A common complaint was that club meetings, sports practices, and after school jobs would have to begin later, thus limiting the amount of time students have at home before bedtime. Having more energy to begin the day with would make students perform better in sports, while still having some leftover in the tank for any homework afterwards. If they don’t complete it all, they still have an extra hour in the morning to finish; if they do complete it all and it’s quite late at night, they still have an extra hour to sleep.

The greatest concern, however, is how this will affect transportation. Parents who base their mornings around dropping their children off at a certain time before work now have to make their busy schedule fit this new mold. Although this argument is presented as large and looming, it would die down as the transition eventually became their new routine. If a family moved into a town with a different start time, they wouldn’t decide to pack their bags and find a new place again. Even if it’s difficult at first, they’d find ways to adjust.

If individual transportation becomes too challenging for parents to conquer, they can always turn to the bus. In the world of supporting early start times, it seems buses don’t exist. While having more students take the bus is the greener option, it’s also less time consuming to drop off a child at their stop rather than drive them all the way to school. Taking the bus ensures both the child and the parent can make it to school and work on time.

What a Later DHS Could Look Like

Making start times later isn’t a faraway phenomenon; it’s happening right in our state. Along with a page that tackles fallacies about pushing back start times, Start School Later shows off a list of districts across the nation who begin school no earlier than 8:00. In Massachusetts, 27 secondary schools have altered their schedules. Kinks such as finding before school care still need to be smoothed out in some towns, but, as with all changes, there must be discomfort and adjustments before progress reveals itself.

There seems to be an overall trend linking the towns that make the change: childcare, sports, clubs, and jobs shift along with the school. So much of a community’s present and future state relies on its children, so it makes sense and is a worthwhile impact to build a community based around school.

One of DHS administration’s biggest obstacles is the amount of tardies that wash over the school year. Instead of being an ineffective, novel reprimand during the Spirit Week pep rally, tardies can become a thing of the past. The motivation to go to school skyrockets among students when they have the proper health and drive to get an education. Early start times nourish burnout. 

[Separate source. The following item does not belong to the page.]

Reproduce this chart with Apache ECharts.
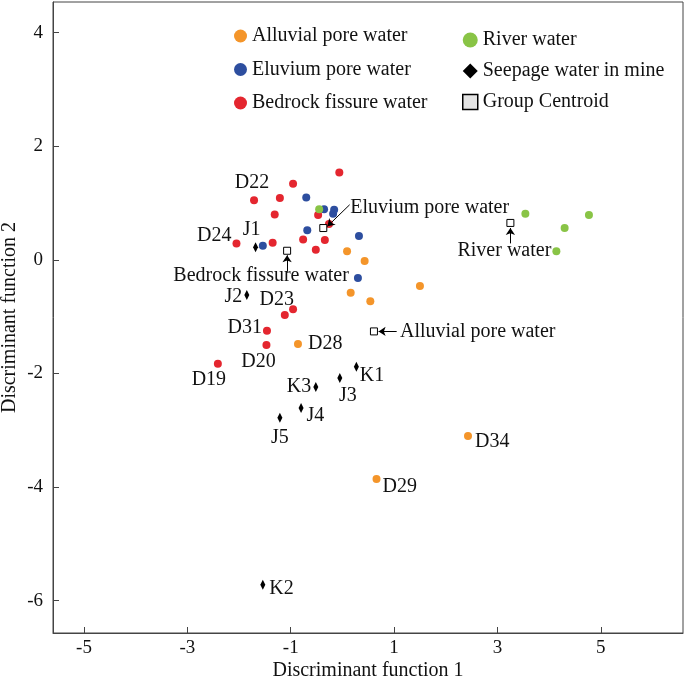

For a school like Dartmouth, whose rampant and competitive perfectionism demands students overachieve, it’s counterproductive to expect excellence while stripping students of sleep. So, in the face of overwhelming evidence, why haven’t we just made the change?

While there are of course logistical challenges to pushing back start times, several school districts have already proved they aren’t impossible hills to climb. They have come out successful with an improved student body academically, physically, emotionally, and mentally. Overall, the reason more schools haven’t made the switch is one of fear. Fear of challenges, fear of parent pushback, fear of change. That fear trumps greater academic success among a more engaged student body. That fear trumps students’ physical and mental well-being. That fear trumps the district’s ability to make the right decision.